Still no buyers for our ‘tuition’ house. I’m hoping after the fourth of July, people will be more interested in finding a new home. Or maybe I’ll reconsider selling our home and moving into that one. At least everything is updated and clean there! I’m working on cleaning this one now. It’s amazing how fast things can get out of control when you’re tired.
On writing:
I’m using writer’s blocks 3 and Karen Wiesner’s book First Draft to get my next book ready. I’m on day two. 🙂 I’m also getting another proposal ready to send out so my time is filling up fast. I thought I would have lots of free time now that I’ve finished most of my hard labor on the tuition house. 🙂 Lesson learned: there will always be work to fill up the empty time IF you are willing to do it.
Snowflakes
Snowflakes! What a wonderful gift to find in the morning sky! I love snow this time of year. After Christmas I don’t want to see it for a long time. But that’s another post. Today I’m happy and singing Christmas carols. Yes, CHRISTmas carols, not holiday songs.
I’m saddened by news my son told me yesterday. Boston has decided their Capitol Christmas tree must be called a Holiday Tree. The city now has Holiday Tree Lots.
I guess that will work out just fine if they want to leave the tree up for the rest of the year, think of the money it could save in decorations. It could work for Valentines Day, Easter, Fourth of July, all they would have to do is change the color of the lights.
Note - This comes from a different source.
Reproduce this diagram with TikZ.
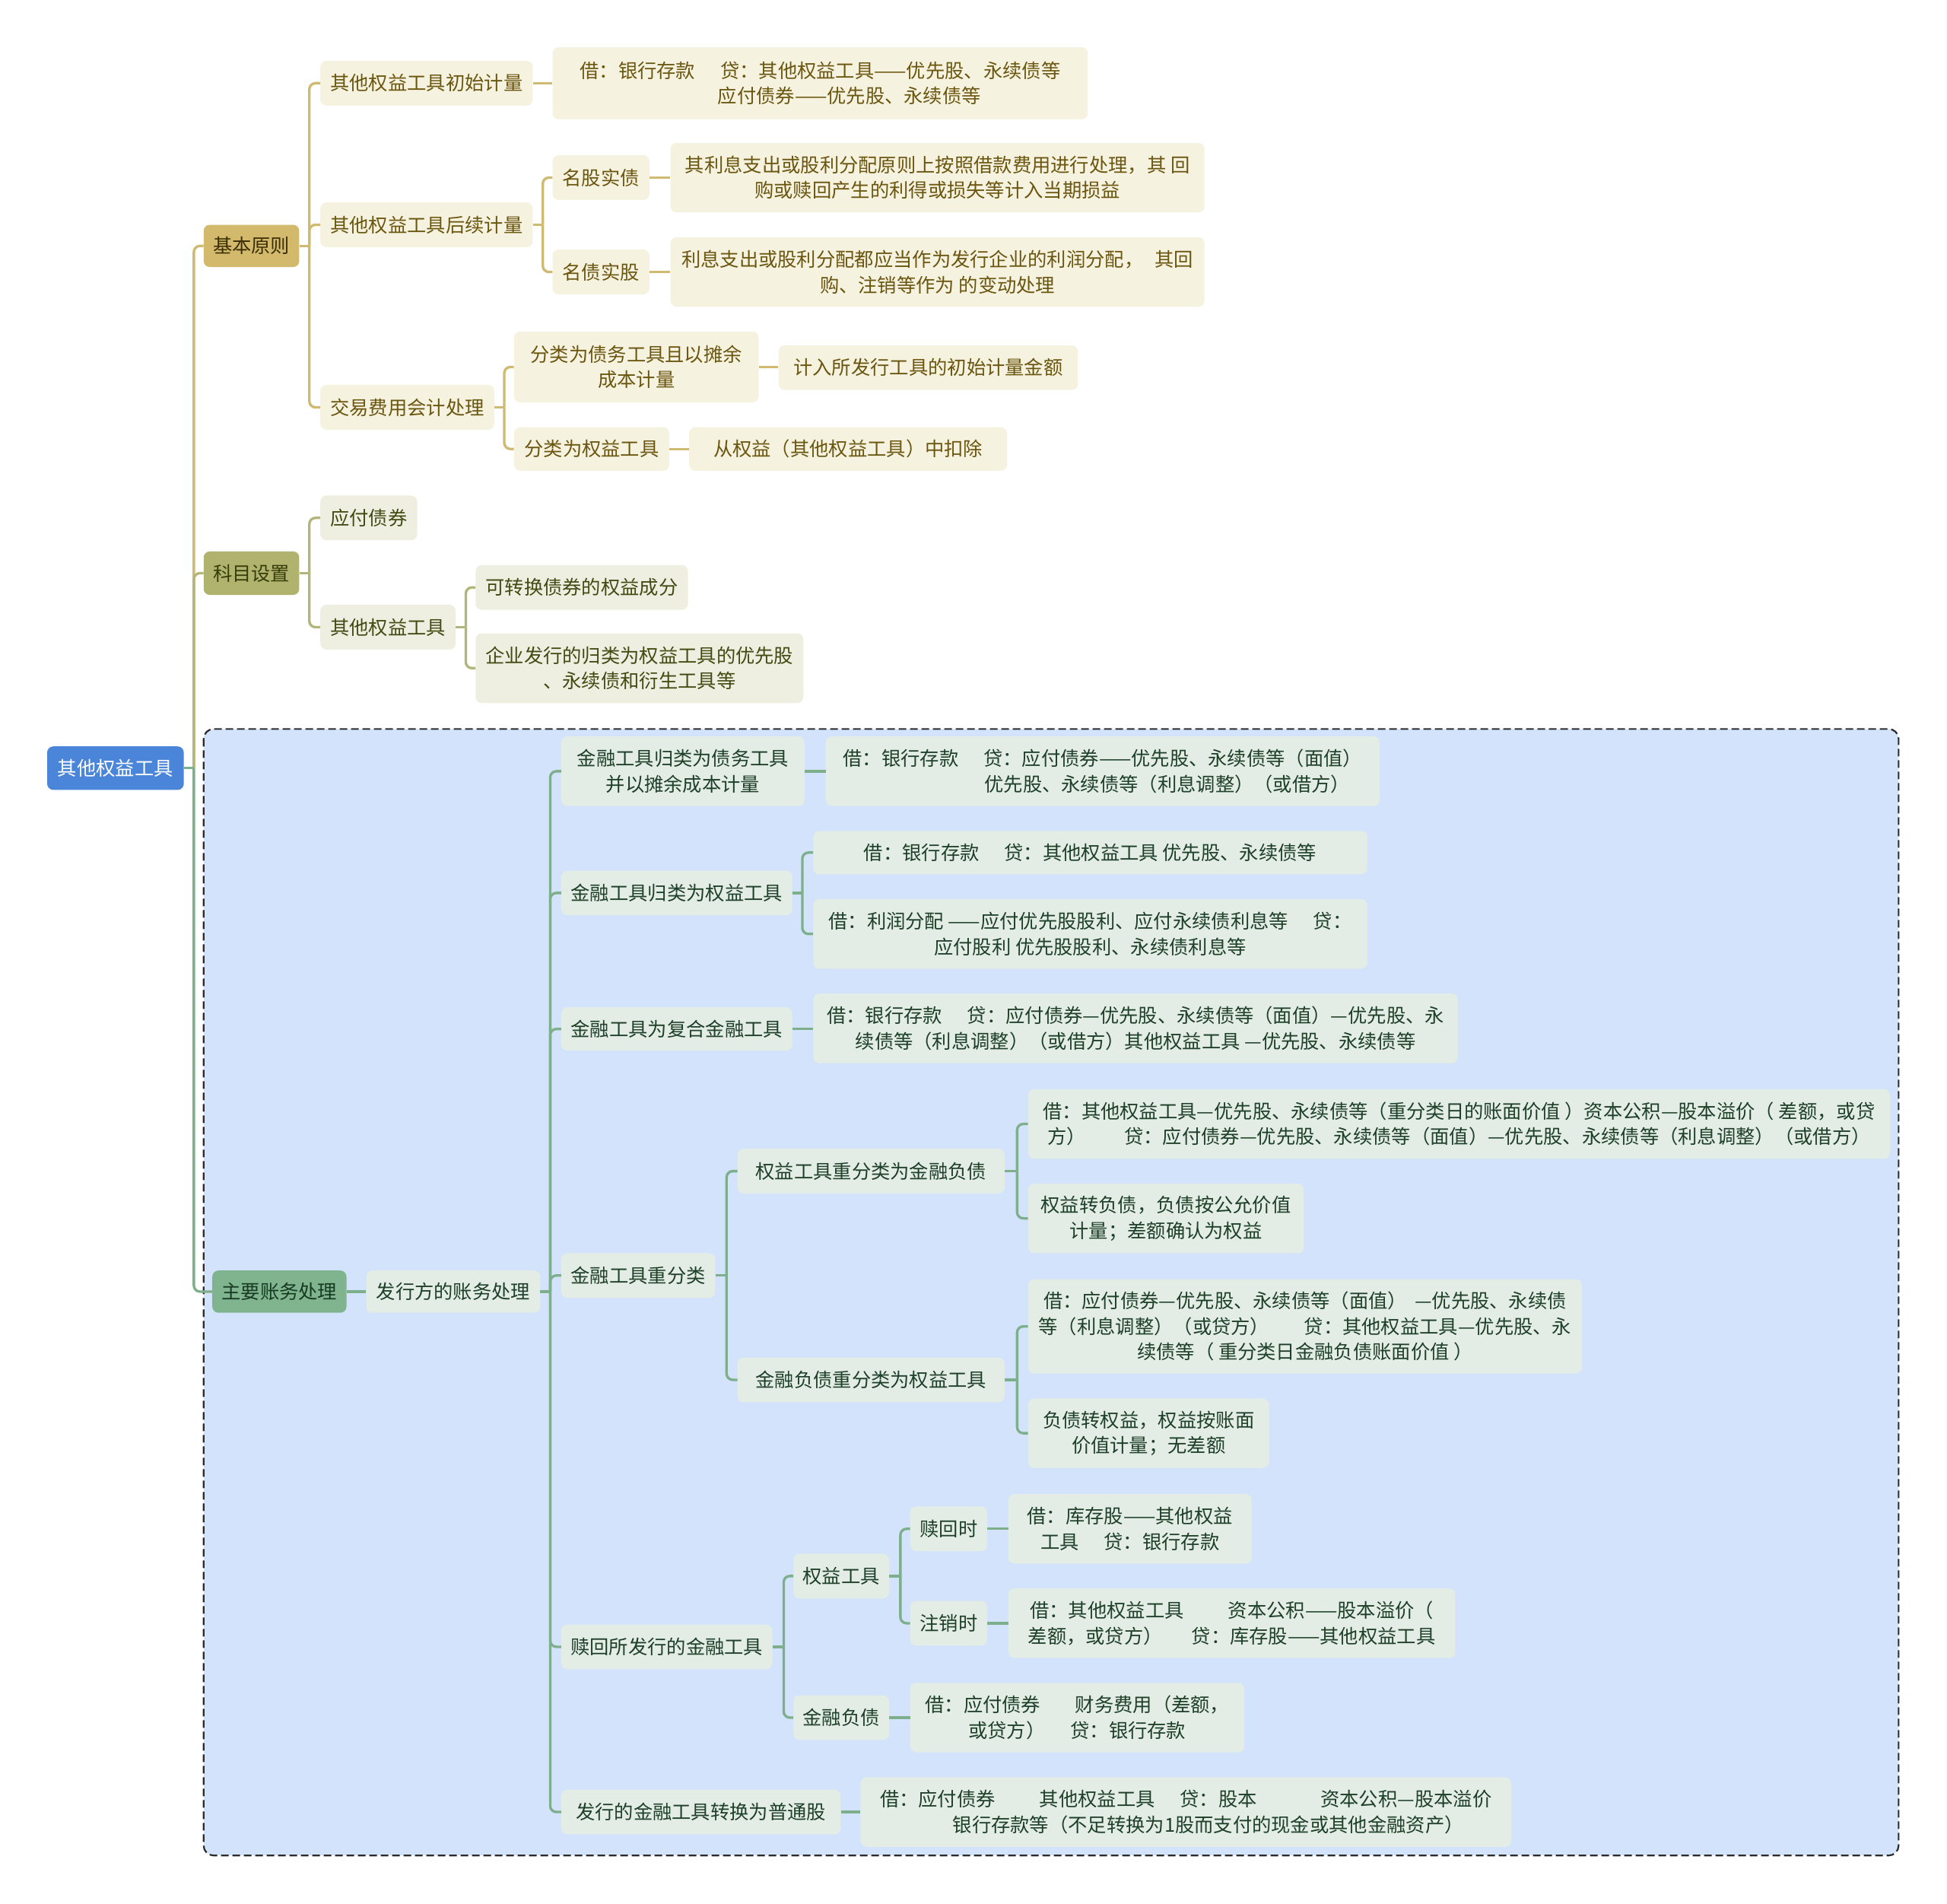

Well, this family will never have a holiday tree. Our house will serve the Lord and we will proudly display our Christmas tree to celebrate the birth of our Savior.
April 30
D-day, deadline day did I make it? YES! I actually finished the rewrite and emailed it my agent yesterday. Now the wait begins. I’m taking a week off to do things I’ve let go, like cleaning and grocery shopping, and then I’m going to start drafting my next book.